Das Land hat eine Art Ampelsystem eingeführt. Individualreisende von der grünen Liste müssen nicht in Quarantäne. Wer aus Ländern kommt, die orange eingestuft sind, muss sich zu Hause oder in einem Hotel isolieren und entweder nach einer Woche einen Test machen, oder aber eine weitere Isolations-Woche dranhängen – außer, man kommt im Rahmen einer Pauschalreise und macht speziell organisierte Ausflüge. Aus roten Ländern dürfen überhaupt nur Personen mit Wohnsitz in Tunesien einreisen. Diese werden zwei Wochen lang in staatlicher Quarantäne untergebracht. Deutschland stand lange auf der grünen Liste. Nachdem allerdings die Zahlen konstant steigen, steht es nun wie auch Frankreich, Österreich und die Schweiz auf orange. Negative Tests vor der Abreise sind inzwischen für Reisende aus allen Ländern verpflichtend.

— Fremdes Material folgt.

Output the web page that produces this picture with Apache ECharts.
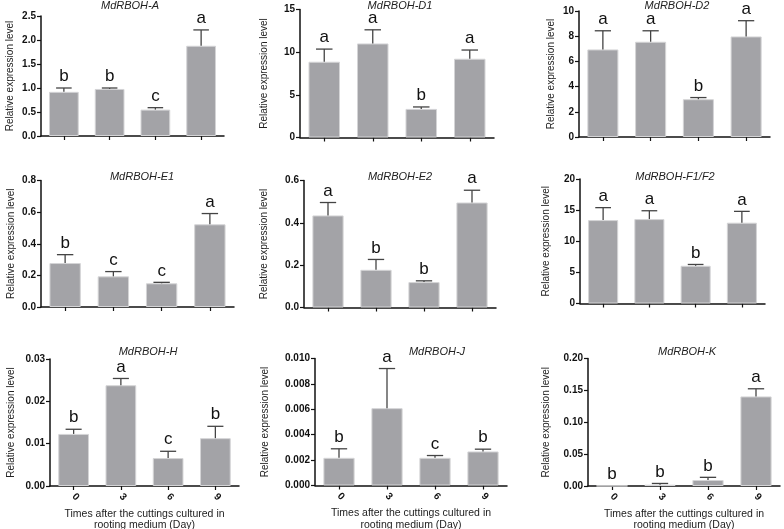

Wie sieht die Situation in Deutschland von Tunesien betrachtet aus?

Die Situation in Deutschland ist in Tunesien kein dominierendes Thema – vielleicht auch, weil bis jetzt kaum Fälle bekannt geworden sind, in denen Reisende aus Deutschland andere infiziert haben. Aber auch, weil der Zugang zu Medien auf französisch, englisch oder italienisch einfacher ist. Hängengeblieben sind allerdings Bilder der Demonstrationen gegen die Coronamaßnahmen, auf die ich immer wieder angesprochen werde, sowie die Lieferung von Tests und Medizinprodukten aus Deutschland am Anfang der Pandemie.